BEGIN

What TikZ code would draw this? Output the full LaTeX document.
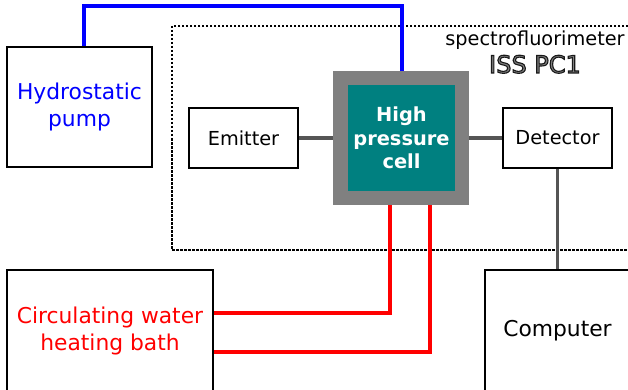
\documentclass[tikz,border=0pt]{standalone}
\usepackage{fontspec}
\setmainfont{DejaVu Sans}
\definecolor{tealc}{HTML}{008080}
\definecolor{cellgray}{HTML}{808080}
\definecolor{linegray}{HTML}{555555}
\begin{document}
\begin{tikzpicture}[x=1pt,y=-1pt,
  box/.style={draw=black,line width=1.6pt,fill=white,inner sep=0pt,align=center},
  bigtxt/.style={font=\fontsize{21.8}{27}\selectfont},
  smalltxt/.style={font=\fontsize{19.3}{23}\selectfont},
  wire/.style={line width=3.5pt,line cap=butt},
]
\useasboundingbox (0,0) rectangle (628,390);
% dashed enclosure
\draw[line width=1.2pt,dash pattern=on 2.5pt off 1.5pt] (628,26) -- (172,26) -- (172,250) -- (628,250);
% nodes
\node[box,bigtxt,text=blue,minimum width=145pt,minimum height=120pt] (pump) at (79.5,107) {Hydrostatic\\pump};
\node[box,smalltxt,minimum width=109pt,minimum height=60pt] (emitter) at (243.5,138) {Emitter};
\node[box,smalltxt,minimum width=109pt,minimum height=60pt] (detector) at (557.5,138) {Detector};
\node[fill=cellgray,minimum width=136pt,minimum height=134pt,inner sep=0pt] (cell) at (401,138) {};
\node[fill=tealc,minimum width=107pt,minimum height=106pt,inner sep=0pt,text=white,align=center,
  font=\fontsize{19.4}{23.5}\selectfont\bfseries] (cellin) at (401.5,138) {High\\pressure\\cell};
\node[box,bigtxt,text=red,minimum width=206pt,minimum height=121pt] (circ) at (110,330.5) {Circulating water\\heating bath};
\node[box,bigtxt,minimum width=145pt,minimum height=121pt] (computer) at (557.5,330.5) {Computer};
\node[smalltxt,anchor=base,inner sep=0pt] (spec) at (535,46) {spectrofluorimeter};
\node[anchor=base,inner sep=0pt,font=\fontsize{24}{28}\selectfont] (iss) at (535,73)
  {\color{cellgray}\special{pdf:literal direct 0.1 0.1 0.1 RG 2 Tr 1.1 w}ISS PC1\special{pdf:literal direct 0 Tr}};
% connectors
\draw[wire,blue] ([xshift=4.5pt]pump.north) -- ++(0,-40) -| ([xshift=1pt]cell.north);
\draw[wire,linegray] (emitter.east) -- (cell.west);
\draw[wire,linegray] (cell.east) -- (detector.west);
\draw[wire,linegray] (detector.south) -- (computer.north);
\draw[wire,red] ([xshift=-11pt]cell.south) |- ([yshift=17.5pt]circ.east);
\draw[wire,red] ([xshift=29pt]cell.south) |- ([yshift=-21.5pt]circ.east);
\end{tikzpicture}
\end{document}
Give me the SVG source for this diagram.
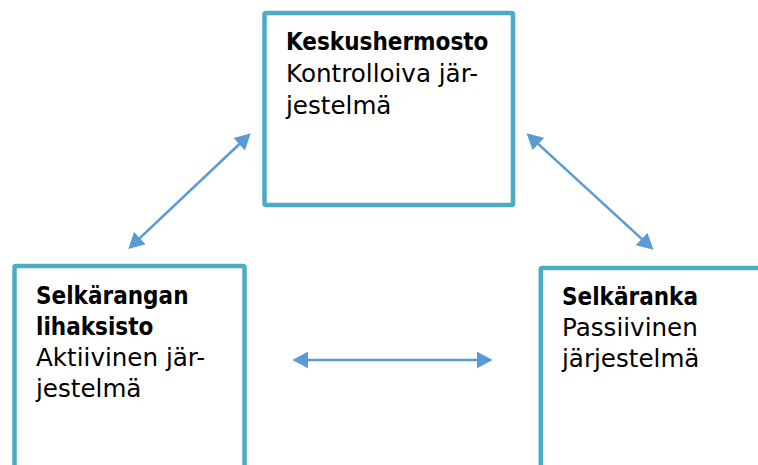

END

• **Requirement**
Transcribe all of the material exactly, leaving out whatever pictures it contains.

• **Written response**
What TikZ code would draw this? Output the full LaTeX document.
\documentclass[tikz,border=0pt]{standalone}
\usepackage{fontspec}
\setmainfont{DejaVu Sans}
\definecolor{tealc}{HTML}{008080}
\definecolor{cellgray}{HTML}{808080}
\definecolor{linegray}{HTML}{555555}
\begin{document}
\begin{tikzpicture}[x=1pt,y=-1pt,
  box/.style={draw=black,line width=1.6pt,fill=white,inner sep=0pt,align=center},
  bigtxt/.style={font=\fontsize{21.8}{27}\selectfont},
  smalltxt/.style={font=\fontsize{19.3}{23}\selectfont},
  wire/.style={line width=3.5pt,line cap=butt},
]
\useasboundingbox (0,0) rectangle (628,390);
% dashed enclosure
\draw[line width=1.2pt,dash pattern=on 2.5pt off 1.5pt] (628,26) -- (172,26) -- (172,250) -- (628,250);
% nodes
\node[box,bigtxt,text=blue,minimum width=145pt,minimum height=120pt] (pump) at (79.5,107) {Hydrostatic\\pump};
\node[box,smalltxt,minimum width=109pt,minimum height=60pt] (emitter) at (243.5,138) {Emitter};
\node[box,smalltxt,minimum width=109pt,minimum height=60pt] (detector) at (557.5,138) {Detector};
\node[fill=cellgray,minimum width=136pt,minimum height=134pt,inner sep=0pt] (cell) at (401,138) {};
\node[fill=tealc,minimum width=107pt,minimum height=106pt,inner sep=0pt,text=white,align=center,
  font=\fontsize{19.4}{23.5}\selectfont\bfseries] (cellin) at (401.5,138) {High\\pressure\\cell};
\node[box,bigtxt,text=red,minimum width=206pt,minimum height=121pt] (circ) at (110,330.5) {Circulating water\\heating bath};
\node[box,bigtxt,minimum width=145pt,minimum height=121pt] (computer) at (557.5,330.5) {Computer};
\node[smalltxt,anchor=base,inner sep=0pt] (spec) at (535,46) {spectrofluorimeter};
\node[anchor=base,inner sep=0pt,font=\fontsize{24}{28}\selectfont] (iss) at (535,73)
  {\color{cellgray}\special{pdf:literal direct 0.1 0.1 0.1 RG 2 Tr 1.1 w}ISS PC1\special{pdf:literal direct 0 Tr}};
% connectors
\draw[wire,blue] ([xshift=4.5pt]pump.north) -- ++(0,-40) -| ([xshift=1pt]cell.north);
\draw[wire,linegray] (emitter.east) -- (cell.west);
\draw[wire,linegray] (cell.east) -- (detector.west);
\draw[wire,linegray] (detector.south) -- (computer.north);
\draw[wire,red] ([xshift=-11pt]cell.south) |- ([yshift=17.5pt]circ.east);
\draw[wire,red] ([xshift=29pt]cell.south) |- ([yshift=-21.5pt]circ.east);
\end{tikzpicture}
\end{document}
Give me the SVG source for this diagram.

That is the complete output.